Mohamed Bourouissa ‘Généalogie de la Violence’, Film, 2024 (c) Mohamed Bourouissa Courtesy de l’artiste et de Mennour, Paris / Production : Division.
In the Fondazione’s dark basement, French-Algerian artist Mohamed Bourouissa confronts systemic racism through his video piece Généalogie de la Violence (2024). The work, inspired by the artist’s personal experiences of being stopped by French police for ‘random’ checks, speaks of police brutality that is felt beyond the physical. The film’s protagonist, a young man who is stopped and searched while driving with a friend, experiences the humiliation and psychological detachment that comes from being forced to let go of one’s bodily autonomy under the guise of law and order. The accompanying sculptures, Mehdi Anede and Iriss (2023), casts of body parts during a stop-and-search, visualise the body’s reduction to an object under state power.
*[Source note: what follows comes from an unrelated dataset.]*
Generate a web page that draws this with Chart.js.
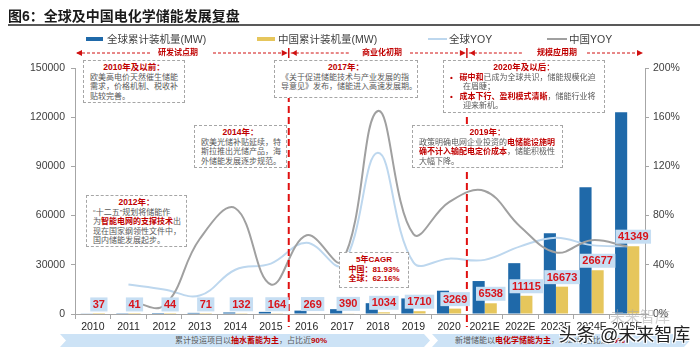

Together, the five finalists chart the body as a contested site, shaped by memory, technology, politics, and power, yet also capable of resistance and reinvention. By moving between histories of struggle, speculative futures, and the intimacies of daily life, the exhibition refuses easy answers and instead opens space for critical reflection. In doing so, the Mario Merz Prize reaffirms its role as not only a recognition of artistic excellence, but as a platform for questioning what it means to be human today.
The Mario Merz Prize exhibition runs at Fondazione Merz in Turin until 21st September.